Triumphing in the ancient way of the sword

    UCSD’s Kendo team has just achieved national recognition for its efforts.

    Courtesy ofa Takumi Kato
    True masters:

    Five team members — Takumi Kato, Sachiko (Ann) Tamura, Mio Shimizu, Gene Kim and Young-Shik (Bryan) Cho — flew to Harvard University on April 23 to compete in the ninth-annual Harvard-Invitational Shoryuhai Intercollegiate Kendo Tournament.
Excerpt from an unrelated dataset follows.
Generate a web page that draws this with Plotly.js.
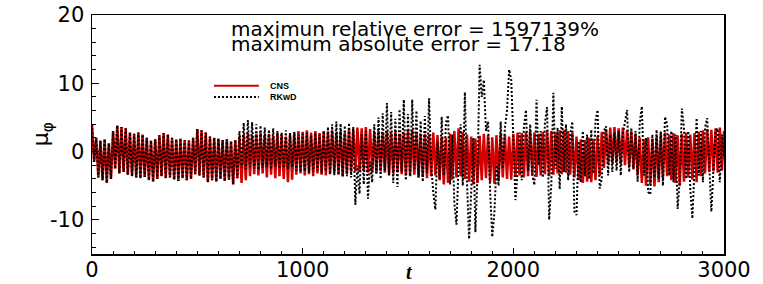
<!DOCTYPE html>
<html><head><meta charset="utf-8">
<script src="https://cdn.plot.ly/plotly-3.0.1.min.js"></script>
<style>html,body{margin:0;padding:0;background:#fff}#chart{width:763px;height:284px}</style>
</head><body><div id="chart"></div>
<script>
// sampling step of the time axis t
const T_STEP = 10;

// t = 0 .. 690 : both solutions coincide
const commonEarly = [
  4.0, -1.5, 2.0, -3.8, 1.6, -4.2, 1.8, -4.6, 1.2, -4.0,
  3.0, -2.5, 3.8, -3.2, 3.6, -3.0, 3.4, -3.4, 2.8, -3.6,
  2.6, -3.8, 2.8, -3.9, 2.5, -3.7, 2.0, -4.2, 1.6, -4.4,
  1.8, -4.0, 2.4, -3.6, 2.7, -3.9, 2.5, -3.8, 2.0, -4.1,
  1.8, -4.3, 1.9, -3.9, 1.7, -4.2, 1.6, -4.0, 2.0, -3.3,
  3.3, -3.5, 3.1, -3.8, 2.8, -4.5, 2.2, -4.2, 2.0, -4.4,
  1.9, -4.0, 1.7, -4.3, 1.8, -4.1, 1.5, -4.8, 1.7, -3.9
];

// t = 700 .. 3000 : CNS
const cnsLate = [
  2.2, -4.6, 2.5, -4.2, 2.7, -3.6, 2.4, -3.3, 2.6, -3.5,
  2.8, -3.2, 2.5, -3.8, 2.6, -3.4, 2.3, -3.9, 2.7, -3.6,
  2.4, -4.0, 2.2, -4.5, 2.5, -4.1, 2.8, -3.4, 3.0, -3.2,
  2.9, -3.5, 3.1, -3.3, 2.8, -3.6, 3.0, -3.2, 2.7, -3.4,
  3.0, -3.5, 2.9, -3.3, 3.1, -3.1, 2.8, -3.4, 3.0, -3.6,
  2.7, -3.3, 3.2, -3.0, 3.3, -2.9, 3.5, -3.0, 3.4, -2.8,
  3.6, -3.1, 3.3, -3.0, 2.9, -3.2, 3.0, -2.9, 2.8, -3.1,
  3.0, -3.4, 2.7, -3.2, 2.9, -3.0, 2.6, -3.3, 2.8, -3.5,
  3.1, -3.6, 3.2, -3.4, 2.7, -3.8, 2.4, -3.7, 2.6, -3.9,
  2.5, -3.6, 2.8, -3.5, 2.4, -4.2, 2.2, -4.8, 2.0, -4.6,
  2.6, -4.1, 3.0, -3.8, 3.4, -3.6, 2.9, -4.0, 2.5, -4.4,
  2.2, -4.8, 1.9, -4.6, 2.3, -4.2, 2.6, -3.9, 2.4, -4.5,
  2.1, -4.7, 2.4, -4.3, 2.7, -3.8, 2.5, -4.0, 2.2, -4.1,
  2.6, -3.7, 2.8, -3.5, 2.7, -3.8, 2.9, -3.6, 3.0, -3.4,
  2.8, -3.7, 2.6, -3.5, 2.9, -3.3, 3.1, -3.6, 3.0, -3.4,
  2.8, -3.2, 3.1, -3.3, 3.2, -3.1, 3.0, -3.4, 2.7, -3.8,
  2.2, -4.2, 1.8, -4.6, 1.7, -4.4, 2.0, -4.5, 1.8, -4.2,
  2.3, -3.5, 2.9, -2.4, 3.3, -1.9, 3.5, -1.7, 3.6, -1.6,
  3.4, -1.8, 3.5, -2.0, 3.2, -2.3, 3.0, -2.6, 2.6, -3.4,
  2.0, -4.6, 1.8, -5.0, 2.1, -4.8, 1.9, -5.1, 2.2, -4.5,
  2.6, -3.9, 2.8, -3.6, 2.5, -4.2, 2.7, -4.6, 2.4, -5.0,
  2.6, -4.4, 2.8, -3.8, 2.5, -4.1, 2.7, -4.5, 2.9, -3.6,
  3.1, -3.2, 3.3, -3.0, 3.2, -2.9, 3.4, -3.1, 3.5, -2.8,
  3.0
];

// t = 700 .. 3000 : RKwD
const rkwdLate = [
  3.0, -2.4, 4.2, -2.6, 4.6, -2.3, 4.3, -2.5, 4.0, -2.7,
  3.8, -2.4, 3.5, -2.3, 3.2, -2.6, 3.4, -2.2, 3.0, -2.5,
  2.8, -2.4, 3.1, -2.6, 2.7, -2.3, 2.9, -2.8, 2.5, -3.0,
  2.6, -2.9, 2.8, -3.1, 2.4, -3.0, 2.7, -2.8, 2.5, -3.2,
  3.0, -2.9, 3.6, -3.3, 4.0, -3.5, 4.4, -3.4, 4.1, -3.7,
  3.8, -3.6, 4.2, -3.8, 3.6, -7.8, -2.0, -6.2, 2.5, -4.8,
  3.0, -6.9, -1.5, -4.5, 4.0, -3.2, 5.0, -4.0, 5.6, -2.8,
  7.1, -3.5, 5.8, -4.6, 4.8, -5.2, 6.2, -3.0, 7.6, -4.2,
  5.5, -3.6, 7.6, -2.5, 6.0, -3.8, 4.5, -4.4, 5.2, -3.1,
  7.8, -2.0, -6.0, -8.5, 1.5, -4.0, 5.1, -3.5, 4.2, 5.3,
  -4.8, 2.5, -7.5, -10.7, -2.0, 4.0, -5.0, 8.7, -4.5, -12.8,
  -6.0, 2.0, -11.8, -3.0, 12.7, 8.0, 10.5, 3.0, 4.4, -6.0,
  -12.5, -9.0, -2.0, -5.0, 4.4, -2.5, 3.5, 6.0, 12.0, 10.5,
  2.0, -7.1, -3.0, 2.8, -4.2, 3.5, 6.1, -2.8, 4.0, -3.5,
  -4.9, 7.6, -2.0, 3.0, -3.8, 4.2, 6.5, -10.0, -5.0, 8.6,
  -2.5, 3.5, -5.5, 6.6, -3.0, 4.0, -4.2, 2.5, 4.4, -8.8,
  -9.3, 1.5, -4.5, 3.0, -3.6, 2.5, -4.0, 3.2, -3.2, 4.5,
  6.1, -5.4, -4.0, 3.0, 3.7, -3.5, 2.5, -3.0, 2.8, -2.8,
  3.0, -3.5, 2.6, 4.5, 6.1, -3.0, 3.5, -2.5, 3.0, -4.4,
  4.2, 6.6, -3.5, 2.0, -5.9, -6.3, 2.5, -3.8, 3.2, -4.0,
  3.0, -5.0, 5.1, 4.0, -3.5, 3.0, -4.5, 2.5, -8.4, -4.0,
  6.3, 3.5, -4.0, 3.0, -5.5, -9.8, -3.0, 4.9, -3.5, 3.0,
  -4.5, 3.5, 4.9, -3.0, -8.8, -2.5, 3.0, 3.4, -4.5, 2.5,
  -1.0
];

const seriesNames = ['CNS', 'RKwD'];
const cnsValues = commonEarly.concat(cnsLate);
const rkwdValues = commonEarly.concat(rkwdLate);
const tCns = cnsValues.map((_, i) => i * T_STEP);
const tRkwd = rkwdValues.map((_, i) => i * T_STEP);

const xLabelVals = [0, 1000, 2000, 3000];
const xLabelText = ['0', '1000', '2000', '3000'];
const xHalfTickVals = [500, 1500, 2500];
const yTickVals = [-10, 0, 10, 20];
const yTickText = ['-10', '0', '10', '20'];
const noteLines = ['maximun relative error = 1597139%', 'maximum absolute error = 17.18'];

const RED = '#d20000';
const SANS = 'DejaVu Sans, Arial, sans-serif';
const tickFont = {family: SANS, size: 21, color: '#000'};

const traces = [
  {x: tCns, y: cnsValues, name: seriesNames[0], type: 'scatter', mode: 'lines',
   line: {color: RED, width: 2.5}, showlegend: false, hoverinfo: 'skip'},
  {x: tRkwd, y: rkwdValues, name: seriesNames[1], type: 'scatter', mode: 'lines',
   line: {color: '#000', width: 2, dash: '2px,2px'}, showlegend: false, hoverinfo: 'skip'}
];

const layout = {
  width: 763, height: 284,
  margin: {l: 92, r: 39, t: 15, b: 30},
  paper_bgcolor: '#fff', plot_bgcolor: '#fff',
  showlegend: false,
  xaxis: {
    range: [0, 3000], showgrid: false, zeroline: false,
    showline: true, linecolor: '#000', linewidth: 1.5, mirror: true,
    tickmode: 'array', tickvals: xLabelVals, ticktext: xLabelText,
    ticks: 'inside', ticklen: 6, tickwidth: 1, tickcolor: '#000',
    minor: {tickmode: 'linear', tick0: 0, dtick: 100, ticks: 'inside', ticklen: 3, tickcolor: '#000'},
    tickfont: tickFont
  },
  xaxis2: {
    overlaying: 'x', anchor: 'y', side: 'bottom', range: [0, 3000],
    showgrid: false, zeroline: false, showline: false, showticklabels: false,
    tickmode: 'array', tickvals: xHalfTickVals,
    ticks: 'inside', ticklen: 6, tickwidth: 1, tickcolor: '#000'
  },
  yaxis: {
    range: [-15, 20], showgrid: false, zeroline: false,
    showline: true, linecolor: '#000', linewidth: 1.5, mirror: true,
    tickmode: 'array', tickvals: yTickVals, ticktext: yTickText,
    ticks: 'inside', ticklen: 7, tickwidth: 1, tickcolor: '#000',
    minor: {tickmode: 'linear', tick0: 0, dtick: 2, ticks: 'inside', ticklen: 4, tickcolor: '#000'},
    tickfont: tickFont
  },
  shapes: [
    {type: 'line', xref: 'paper', yref: 'paper', x0: 0.193, x1: 0.264, y0: 0.704, y1: 0.704,
     line: {color: RED, width: 2}},
    {type: 'line', xref: 'paper', yref: 'paper', x0: 0.193, x1: 0.264, y0: 0.657, y1: 0.657,
     line: {color: '#000', width: 2, dash: '2px,2px'}}
  ],
  annotations: [
    {xref: 'paper', yref: 'paper', x: 0.2184, y: 0.9435, xanchor: 'left', yanchor: 'middle', borderpad: 0,
     text: noteLines[0], showarrow: false, font: {family: SANS, size: 20, color: '#000'}},
    {xref: 'paper', yref: 'paper', x: 0.2184, y: 0.8787, xanchor: 'left', yanchor: 'middle', borderpad: 0,
     text: noteLines[1], showarrow: false, font: {family: SANS, size: 20, color: '#000'}},
    {xref: 'paper', yref: 'paper', x: 0.2785, y: 0.704, xanchor: 'left', yanchor: 'middle',
     text: '<b>' + seriesNames[0] + '</b>', showarrow: false, font: {family: 'Liberation Sans, Arial, sans-serif', size: 9, color: '#000'}},
    {xref: 'paper', yref: 'paper', x: 0.2785, y: 0.657, xanchor: 'left', yanchor: 'middle',
     text: '<b>' + seriesNames[1] + '</b>', showarrow: false, font: {family: 'Liberation Sans, Arial, sans-serif', size: 9, color: '#000'}},
    {xref: 'paper', yref: 'paper', x: 0.502, y: -0.1255, xanchor: 'center', yanchor: 'bottom', borderpad: 0,
     text: '<b><i>t</i></b>', showarrow: false, font: {family: 'Liberation Serif, serif', size: 20, color: '#000'}},
    {xref: 'paper', yref: 'paper', x: -0.078, y: 0.5, xanchor: 'center', yanchor: 'middle', textangle: -90,
     text: 'μ<sub>φ</sub>', showarrow: false, font: {family: SANS, size: 22, color: '#000'}}
  ]
};

Plotly.newPlot('chart', traces, layout, {displayModeBar: false, staticPlot: true}).then(function (gd) {
  // tighten tick-label placement to match the reference (labels sit close to the frame)
  gd.querySelectorAll('g.xtick text').forEach(function (t) {
    t.setAttribute('y', parseFloat(t.getAttribute('y') || '0') - 4);
  });
  gd.querySelectorAll('g.ytick text').forEach(function (t) {
    t.setAttribute('x', parseFloat(t.getAttribute('x') || '0') - 2);
  });
});
</script>
</body></html>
Two days later, the team returned, boasting the elaborate Himeno trophy and a well-deserved sense of pride.

    The Himeno trophy is a hefty golden cup that stands about two feet tall and resembles the sort of trophy that would belong to an undefeated college football team, but instead it is passed along each year to champions in the ancient art of kendo.

    “This is the largest, oldest and most prestigious intercollegiate Kendo tournament for undergrads in North America,” team coach Imre Kovacs said. “Kendo players have been participating from the United States and Canada for years, and this year there was participation from Mexico, too.”

    In total, 26 teams competed, with each participating university permitted to bring as many teams as it wished.

    “We could only afford to send one team, so it’s pretty impressive that we won,” UCSD Kendo artist Tam Hoang said.

    Winning the tournament is a great honor in the eyes of those who practice Kendo, but the art form is practically unknown in American popular culture.

    Kendo, literally translated as “the way of the sword,” has its origins in the sword-wielding Japanese samurai class of the 12th century. Today, the practice of kendo is a simulation of ancient samurai fighting techniques utilizing bamboo swords, or Shinai, body armor and recognition of the samurai virtues of bravery, loyalty, honor, self discipline and stoic acceptance of death.

    “[When doing Kendo] you feel like a samurai because you have the same mentality,” Thurgood Marshall College sophomore and team captain Kato said.

    Perfecting the art of kendo is no simple task. Though it has been influenced by European fencing, kendo has unique rules which make it particularly complex and technical.

    “There are four targets on your opponent’s body: the trunk, head, wrist and throat, and the first person to get two points wins the match,” Hoang said.

    But scoring extends beyond simply striking an opponent in the appropriate target area.

    “You only get a point if the referee judges that you hit the target with good posture, spirit and form,” Hoang said. Achieving this physical and mental balance, known in Japanese as waza, requires a great deal of experience and practice.

    According to Darrel Max Craig, Kendo artist and author of “The Heart of Kendo,” Kendo is not a sport.

    “One should never say, ‘We play Kendo,’” Craig said. “One who ‘plays’ Kendo has lost the true meaning, along with the real spirit, of the art.”

    Elaborating on this idea, recognized Kendo artist Jirokichi Yamada explains the distinction between Kendo and a traditional sport in his book, “Treatise on Kendo”:

    “A sport takes only a small portion of one’s life, whereas Kendo takes it all,” Yamada states in his book.

    Those involved with Kendo stress this sense of artistry over all other interpretations.

    “It is definitely more art than self-defense,” Kato said. “You can’t use it to protect yourself.”

    The art of Kendo may require focus and precision, but for many, it is an influential aspect of everyday life.

    “Kendo has shaped the way I view a lot of things,” Kato said. “Kendo is not a sport where you have a grudge against your opponent. You have respect for your opponent, and they have respect for you. That’s the kind of relationship I want to have with people outside of Kendo as well.”

    Revelle College freshman and Kendo team member Tamura has practiced kendo for 11 years.

    Her long-term dedication to her art has earned Tamura a position on the women’s national team, with which she will compete in July. While Kendo is a serious part of life, she enjoys the art as a form of leisure as well. When asked if Kendo provided stress relief in her life, she said, jokingly, “Yeah, because you get to hit people.”

    No member of UCSD’s Kendo team was surprised to win the tournament at Harvard University this year.

    “Although the Shoryuhai is getting bigger and bigger each year, and it’s much harder to win, we went there to win this year,” Kovacs said.

    Still, the fact that the triumph was anticipated made the victory no less sweet.

    “We only lost to UCLA by one point last year,” Kato said. “It was a really close match, so we were determined to take it this year, and we did.”